:: Data section ::
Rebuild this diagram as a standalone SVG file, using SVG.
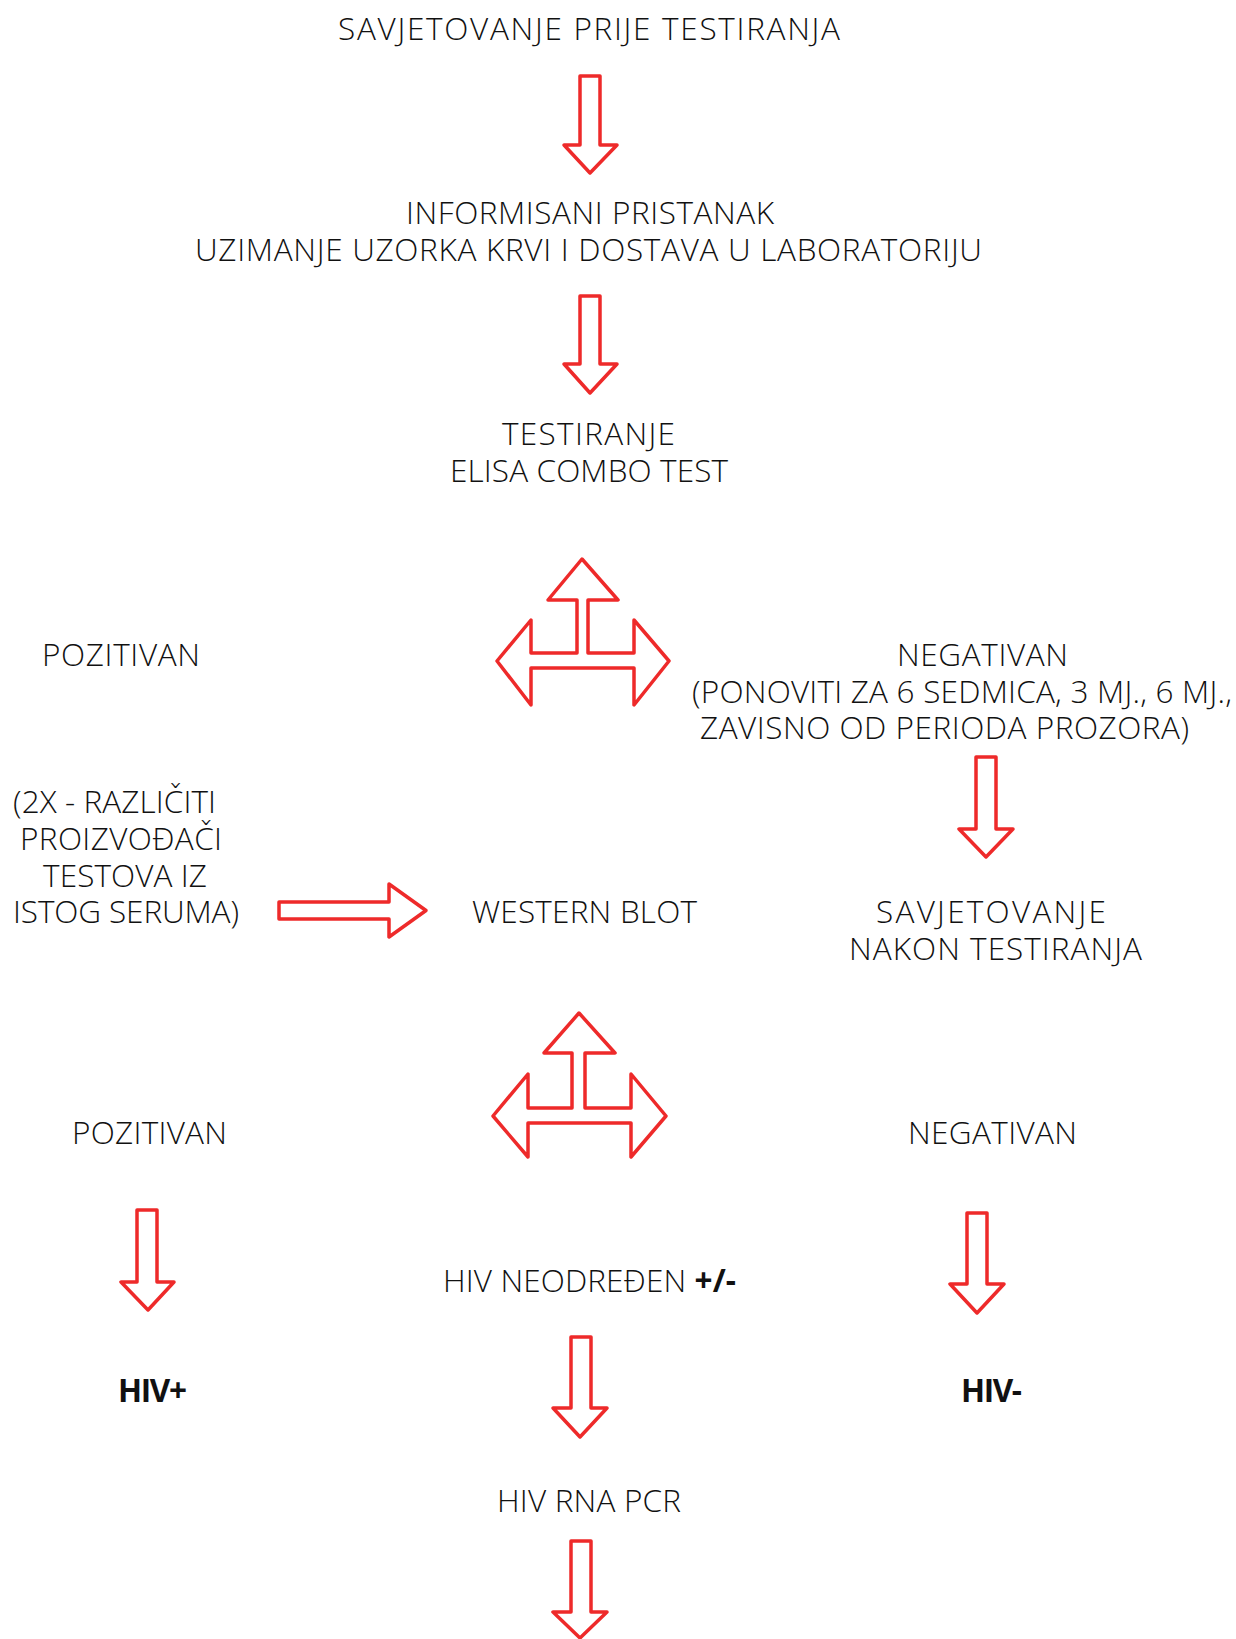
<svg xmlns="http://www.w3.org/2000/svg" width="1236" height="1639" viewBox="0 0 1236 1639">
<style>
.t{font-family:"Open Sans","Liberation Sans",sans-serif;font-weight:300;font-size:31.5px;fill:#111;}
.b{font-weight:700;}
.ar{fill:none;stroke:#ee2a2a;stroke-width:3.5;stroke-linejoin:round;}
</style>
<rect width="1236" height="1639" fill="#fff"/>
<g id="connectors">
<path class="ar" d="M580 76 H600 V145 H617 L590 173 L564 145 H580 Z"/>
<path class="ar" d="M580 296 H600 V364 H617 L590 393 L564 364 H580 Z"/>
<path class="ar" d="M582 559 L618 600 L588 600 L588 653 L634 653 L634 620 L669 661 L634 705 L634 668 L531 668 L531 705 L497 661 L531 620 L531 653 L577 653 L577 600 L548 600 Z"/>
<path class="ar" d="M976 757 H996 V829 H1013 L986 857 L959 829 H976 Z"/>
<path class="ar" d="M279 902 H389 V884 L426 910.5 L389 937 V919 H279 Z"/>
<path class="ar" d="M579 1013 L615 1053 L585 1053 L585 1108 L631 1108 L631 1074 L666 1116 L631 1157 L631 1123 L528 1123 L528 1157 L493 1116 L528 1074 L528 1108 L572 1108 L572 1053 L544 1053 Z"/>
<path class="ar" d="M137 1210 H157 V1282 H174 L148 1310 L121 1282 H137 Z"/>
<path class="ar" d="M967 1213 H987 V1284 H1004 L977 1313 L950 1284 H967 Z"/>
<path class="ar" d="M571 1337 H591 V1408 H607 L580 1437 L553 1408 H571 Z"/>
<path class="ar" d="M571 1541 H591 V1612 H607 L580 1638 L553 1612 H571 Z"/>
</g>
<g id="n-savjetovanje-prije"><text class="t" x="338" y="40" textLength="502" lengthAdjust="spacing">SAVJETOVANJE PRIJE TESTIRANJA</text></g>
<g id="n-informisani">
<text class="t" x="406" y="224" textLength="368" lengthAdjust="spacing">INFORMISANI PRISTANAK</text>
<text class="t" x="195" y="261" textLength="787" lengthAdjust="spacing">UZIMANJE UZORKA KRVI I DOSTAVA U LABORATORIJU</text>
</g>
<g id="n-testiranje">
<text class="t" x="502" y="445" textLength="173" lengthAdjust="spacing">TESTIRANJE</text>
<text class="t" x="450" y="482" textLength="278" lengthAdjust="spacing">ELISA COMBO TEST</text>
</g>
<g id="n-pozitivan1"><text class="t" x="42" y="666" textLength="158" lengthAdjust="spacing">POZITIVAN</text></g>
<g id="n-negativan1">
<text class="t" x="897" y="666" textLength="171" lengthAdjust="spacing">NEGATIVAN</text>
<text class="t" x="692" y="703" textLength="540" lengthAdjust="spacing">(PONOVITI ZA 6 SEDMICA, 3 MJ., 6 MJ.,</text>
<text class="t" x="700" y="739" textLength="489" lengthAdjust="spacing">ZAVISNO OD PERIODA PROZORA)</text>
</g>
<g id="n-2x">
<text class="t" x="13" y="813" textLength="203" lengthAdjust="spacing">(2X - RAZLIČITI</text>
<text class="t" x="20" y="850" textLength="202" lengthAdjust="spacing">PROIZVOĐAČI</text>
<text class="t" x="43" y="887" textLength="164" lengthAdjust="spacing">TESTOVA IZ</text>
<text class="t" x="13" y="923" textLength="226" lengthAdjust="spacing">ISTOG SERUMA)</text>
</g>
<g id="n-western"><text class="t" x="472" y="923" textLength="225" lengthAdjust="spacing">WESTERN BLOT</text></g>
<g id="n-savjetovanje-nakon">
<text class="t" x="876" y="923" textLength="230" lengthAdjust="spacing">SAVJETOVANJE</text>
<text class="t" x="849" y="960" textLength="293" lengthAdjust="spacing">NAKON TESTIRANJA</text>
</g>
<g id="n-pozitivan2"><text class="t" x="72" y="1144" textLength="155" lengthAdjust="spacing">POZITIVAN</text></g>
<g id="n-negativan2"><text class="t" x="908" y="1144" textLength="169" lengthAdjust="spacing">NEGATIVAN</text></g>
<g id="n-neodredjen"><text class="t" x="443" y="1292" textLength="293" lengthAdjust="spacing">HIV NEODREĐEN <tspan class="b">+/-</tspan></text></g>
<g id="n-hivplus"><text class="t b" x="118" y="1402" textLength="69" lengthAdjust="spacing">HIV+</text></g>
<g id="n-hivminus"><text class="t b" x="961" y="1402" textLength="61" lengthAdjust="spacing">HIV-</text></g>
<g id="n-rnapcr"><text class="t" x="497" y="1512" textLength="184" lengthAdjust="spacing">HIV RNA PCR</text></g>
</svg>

:: Set problem ::
Copy all the data exactly as written, but skip any picture.

:: Right answer ::
Rebuild this diagram as a standalone SVG file, using SVG.
<svg xmlns="http://www.w3.org/2000/svg" width="1236" height="1639" viewBox="0 0 1236 1639">
<style>
.t{font-family:"Open Sans","Liberation Sans",sans-serif;font-weight:300;font-size:31.5px;fill:#111;}
.b{font-weight:700;}
.ar{fill:none;stroke:#ee2a2a;stroke-width:3.5;stroke-linejoin:round;}
</style>
<rect width="1236" height="1639" fill="#fff"/>
<g id="connectors">
<path class="ar" d="M580 76 H600 V145 H617 L590 173 L564 145 H580 Z"/>
<path class="ar" d="M580 296 H600 V364 H617 L590 393 L564 364 H580 Z"/>
<path class="ar" d="M582 559 L618 600 L588 600 L588 653 L634 653 L634 620 L669 661 L634 705 L634 668 L531 668 L531 705 L497 661 L531 620 L531 653 L577 653 L577 600 L548 600 Z"/>
<path class="ar" d="M976 757 H996 V829 H1013 L986 857 L959 829 H976 Z"/>
<path class="ar" d="M279 902 H389 V884 L426 910.5 L389 937 V919 H279 Z"/>
<path class="ar" d="M579 1013 L615 1053 L585 1053 L585 1108 L631 1108 L631 1074 L666 1116 L631 1157 L631 1123 L528 1123 L528 1157 L493 1116 L528 1074 L528 1108 L572 1108 L572 1053 L544 1053 Z"/>
<path class="ar" d="M137 1210 H157 V1282 H174 L148 1310 L121 1282 H137 Z"/>
<path class="ar" d="M967 1213 H987 V1284 H1004 L977 1313 L950 1284 H967 Z"/>
<path class="ar" d="M571 1337 H591 V1408 H607 L580 1437 L553 1408 H571 Z"/>
<path class="ar" d="M571 1541 H591 V1612 H607 L580 1638 L553 1612 H571 Z"/>
</g>
<g id="n-savjetovanje-prije"><text class="t" x="338" y="40" textLength="502" lengthAdjust="spacing">SAVJETOVANJE PRIJE TESTIRANJA</text></g>
<g id="n-informisani">
<text class="t" x="406" y="224" textLength="368" lengthAdjust="spacing">INFORMISANI PRISTANAK</text>
<text class="t" x="195" y="261" textLength="787" lengthAdjust="spacing">UZIMANJE UZORKA KRVI I DOSTAVA U LABORATORIJU</text>
</g>
<g id="n-testiranje">
<text class="t" x="502" y="445" textLength="173" lengthAdjust="spacing">TESTIRANJE</text>
<text class="t" x="450" y="482" textLength="278" lengthAdjust="spacing">ELISA COMBO TEST</text>
</g>
<g id="n-pozitivan1"><text class="t" x="42" y="666" textLength="158" lengthAdjust="spacing">POZITIVAN</text></g>
<g id="n-negativan1">
<text class="t" x="897" y="666" textLength="171" lengthAdjust="spacing">NEGATIVAN</text>
<text class="t" x="692" y="703" textLength="540" lengthAdjust="spacing">(PONOVITI ZA 6 SEDMICA, 3 MJ., 6 MJ.,</text>
<text class="t" x="700" y="739" textLength="489" lengthAdjust="spacing">ZAVISNO OD PERIODA PROZORA)</text>
</g>
<g id="n-2x">
<text class="t" x="13" y="813" textLength="203" lengthAdjust="spacing">(2X - RAZLIČITI</text>
<text class="t" x="20" y="850" textLength="202" lengthAdjust="spacing">PROIZVOĐAČI</text>
<text class="t" x="43" y="887" textLength="164" lengthAdjust="spacing">TESTOVA IZ</text>
<text class="t" x="13" y="923" textLength="226" lengthAdjust="spacing">ISTOG SERUMA)</text>
</g>
<g id="n-western"><text class="t" x="472" y="923" textLength="225" lengthAdjust="spacing">WESTERN BLOT</text></g>
<g id="n-savjetovanje-nakon">
<text class="t" x="876" y="923" textLength="230" lengthAdjust="spacing">SAVJETOVANJE</text>
<text class="t" x="849" y="960" textLength="293" lengthAdjust="spacing">NAKON TESTIRANJA</text>
</g>
<g id="n-pozitivan2"><text class="t" x="72" y="1144" textLength="155" lengthAdjust="spacing">POZITIVAN</text></g>
<g id="n-negativan2"><text class="t" x="908" y="1144" textLength="169" lengthAdjust="spacing">NEGATIVAN</text></g>
<g id="n-neodredjen"><text class="t" x="443" y="1292" textLength="293" lengthAdjust="spacing">HIV NEODREĐEN <tspan class="b">+/-</tspan></text></g>
<g id="n-hivplus"><text class="t b" x="118" y="1402" textLength="69" lengthAdjust="spacing">HIV+</text></g>
<g id="n-hivminus"><text class="t b" x="961" y="1402" textLength="61" lengthAdjust="spacing">HIV-</text></g>
<g id="n-rnapcr"><text class="t" x="497" y="1512" textLength="184" lengthAdjust="spacing">HIV RNA PCR</text></g>
</svg>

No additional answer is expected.